To find out why the aluminum alloy had gotten so much stronger, the team examined the samples using a process called atom probe tomography. They found that the high-pressure torsion technique had changed the arrangement of the atoms within the metal. In the processed aluminum 7075 alloy, the size of the aluminum grains was reduced and the other atoms within the metal clustered together in groups. A phenomenon, according to the paper’s lead author Peter V. Liddicoat from the Australian Center for Microscopy and Microanalysis at the University of Sydney in Australia, that produced, “a hierarchy of structures that work synergistically to produce superior mechanical properties.”
When asked what makes this particular make-up so strong, co-author Simon Ringer, director of the Electron Microscope Unit at the University of Sydney, said, in a prepared statement, that the scientists were still unclear as to why this arrangement created a stronger aluminum, but that hierarchical structures are “very potent for strengthening.”

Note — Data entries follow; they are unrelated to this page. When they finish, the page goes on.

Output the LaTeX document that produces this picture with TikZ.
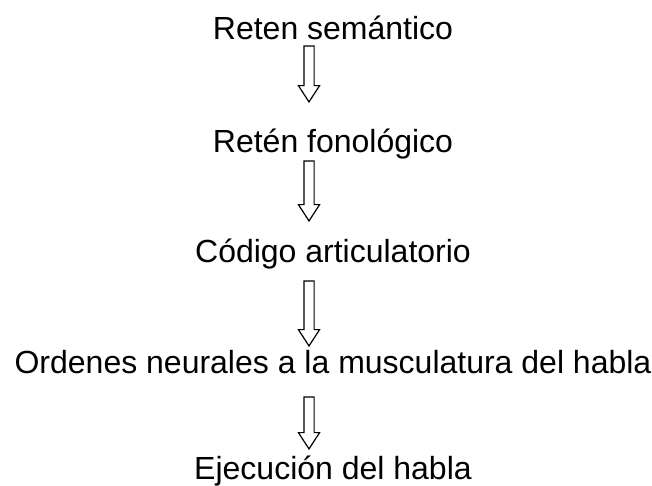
\documentclass[tikz,border=0pt]{standalone}
\usepackage{fontspec}
\setmainfont{Liberation Sans}
\usepackage{tikz}
\usetikzlibrary{%
  shapes.arrows,% wg. single arrow
  positioning%
}
\tikzset{
  etapa/.style={inner sep=0pt, anchor=base, font=\fontsize{32}{38}\selectfont},
  flecha/.style={single arrow, draw, line width=1.2pt, shape border rotate=270,
    inner sep=4.5pt, minimum width=0pt, single arrow head extend=5.5pt,
    single arrow tip angle=66, single arrow head indent=0pt}
}

\begin{document}
\begin{tikzpicture}[x=1pt,y=1pt]
\useasboundingbox (0,0) rectangle (652,-485);
\node[etapa] (sem) at (333,-39) {Reten semántico};
\node[etapa] (fon) at (333,-152) {Retén fonológico};
\node[etapa] (art) at (333,-262) {Código articulatorio};
\node[etapa] (ord) at (333,-373) {Ordenes neurales a la musculatura del habla};
\node[etapa] (eje) at (333,-479) {Ejecución del habla};
\node[flecha, minimum height=56pt] (f1) at (309,-70) {};
\node[flecha, minimum height=60pt] (f2) at (309,-187) {};
\node[flecha, minimum height=65pt] (f3) at (309,-309.5) {};
\node[flecha, minimum height=52pt] (f4) at (309,-419) {};
\end{tikzpicture}
\end{document}
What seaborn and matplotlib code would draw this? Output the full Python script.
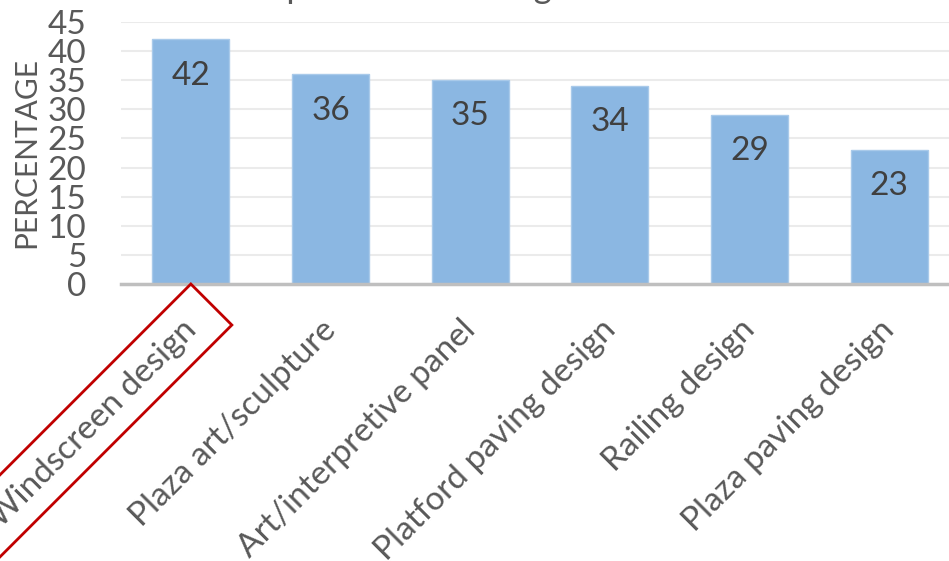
import matplotlib
matplotlib.use("Agg")
import matplotlib.pyplot as plt
import matplotlib.transforms as mtrans
from matplotlib.patches import Rectangle
import seaborn as sns
import pandas as pd

categories = ["Windscreen design", "Plaza art/sculpture", "Art/interpretive panel",
              "Platford paving design", "Railing design", "Plaza paving design"]
values = [42, 36, 35, 34, 29, 23]
yticks = [0, 5, 10, 15, 20, 25, 30, 35, 40, 45]
title_text = "Importance of design elements"

sns.set_theme(style="white")
plt.rcParams['font.family'] = ['Lato', 'DejaVu Sans']

df = pd.DataFrame({"category": categories, "value": values})

fig = plt.figure(figsize=(9.49, 5.61), dpi=100)
ax = fig.add_axes([121 / 949, 277 / 561, 838 / 949, 262 / 561])

sns.barplot(data=df, x="category", y="value", color="#8BB7E2", width=0.55,
            edgecolor="#A9CAEA", linewidth=1, saturation=1, ax=ax, zorder=3)

ax.set_ylim(0, 45)
ax.set_xlim(-0.5, 5.5)
ax.set_yticks(yticks)
ax.set_yticklabels([str(t) for t in yticks], fontsize=24, color="#595959")
ax.tick_params(axis="y", length=0, pad=25)
ax.tick_params(axis="x", length=0, pad=22)
for t in yticks[1:]:
    ax.axhline(t, color="#EBEBEB", lw=1.5, zorder=1)
for s in ["top", "right", "left"]:
    ax.spines[s].set_visible(False)
ax.spines["bottom"].set_color("#BFBFBF")
ax.spines["bottom"].set_linewidth(2.5)
ax.spines["bottom"].set_zorder(4)

ax.set_xlabel("")
ax.set_ylabel("PERCENTAGE", fontsize=21.5, color="#595959", labelpad=5)

xlabels = ax.set_xticklabels(categories, rotation=45, ha="right", va="top",
                             rotation_mode="anchor", fontsize=24, color="#595959")
shift = mtrans.ScaledTranslation(-10 / 100, 0, fig.dpi_scale_trans)
for lab in xlabels:
    lab.set_transform(lab.get_transform() + shift)

# red highlight frame around the first category label
frame_tr = (mtrans.Affine2D().rotate_deg(45)
            + mtrans.ScaledTranslation(0, 0, ax.get_xaxis_transform()))
frame = Rectangle((-520, -58), 520, 58, fill=False, ec="#C00000", lw=2,
                  transform=frame_tr, clip_on=False, zorder=6)
fig.add_artist(frame)

for i, v in enumerate(values):
    ax.annotate(str(v), (i, v), xytext=(0, -26), textcoords="offset points",
                ha="center", va="center", fontsize=24, color="#404040", zorder=5)

# title: only its descenders show at the top edge, as in the reference
title = fig.text(0, 1 + 1.5 / 561, title_text, fontsize=25, color="#595959",
                 ha="left", va="baseline")
fig.canvas.draw()
r = fig.canvas.get_renderer()
prefix = fig.text(0, 0, "Im", fontsize=25)
w = prefix.get_window_extent(renderer=r).width
prefix.remove()
title.set_x((286 - w) / 949)

fig.savefig("out.png", dpi=100)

Scientists can easily create the alloy in the lab, but according to Dr. Xiashou Laio, co-author of the paper and mechanical engineer from the University of Sydney, at this stage of research, “the high-pressure torsion technique can only produce small sample sizes." Still, Liddicoat said that he expected large-scale production techniques to be developed by others in the future.
The aluminum is likely to be in high demand by industry. For example, the majority of a car’s weight is in its chassis, which is made of steel. If this were made of lightweight aluminum instead, you could cut the car’s weight in half, making it twice as efficient to drive, said Liddicoat.
“It’s good a starting point,” said Ryan Galego, a mechanical engineer for the US Navy, “If it did work on a big scale, you’d have something cheap, that was both light and corrosion resistant…a great building material.”
“The existing manufacturing processes may be difficult to scale up - but that’s fine!” said Liddicoat, “Research needs to explore things in simple and thorough ways…as we begin to understand the mechanics of materials better, we can then design better processing paths to achieve the same structure."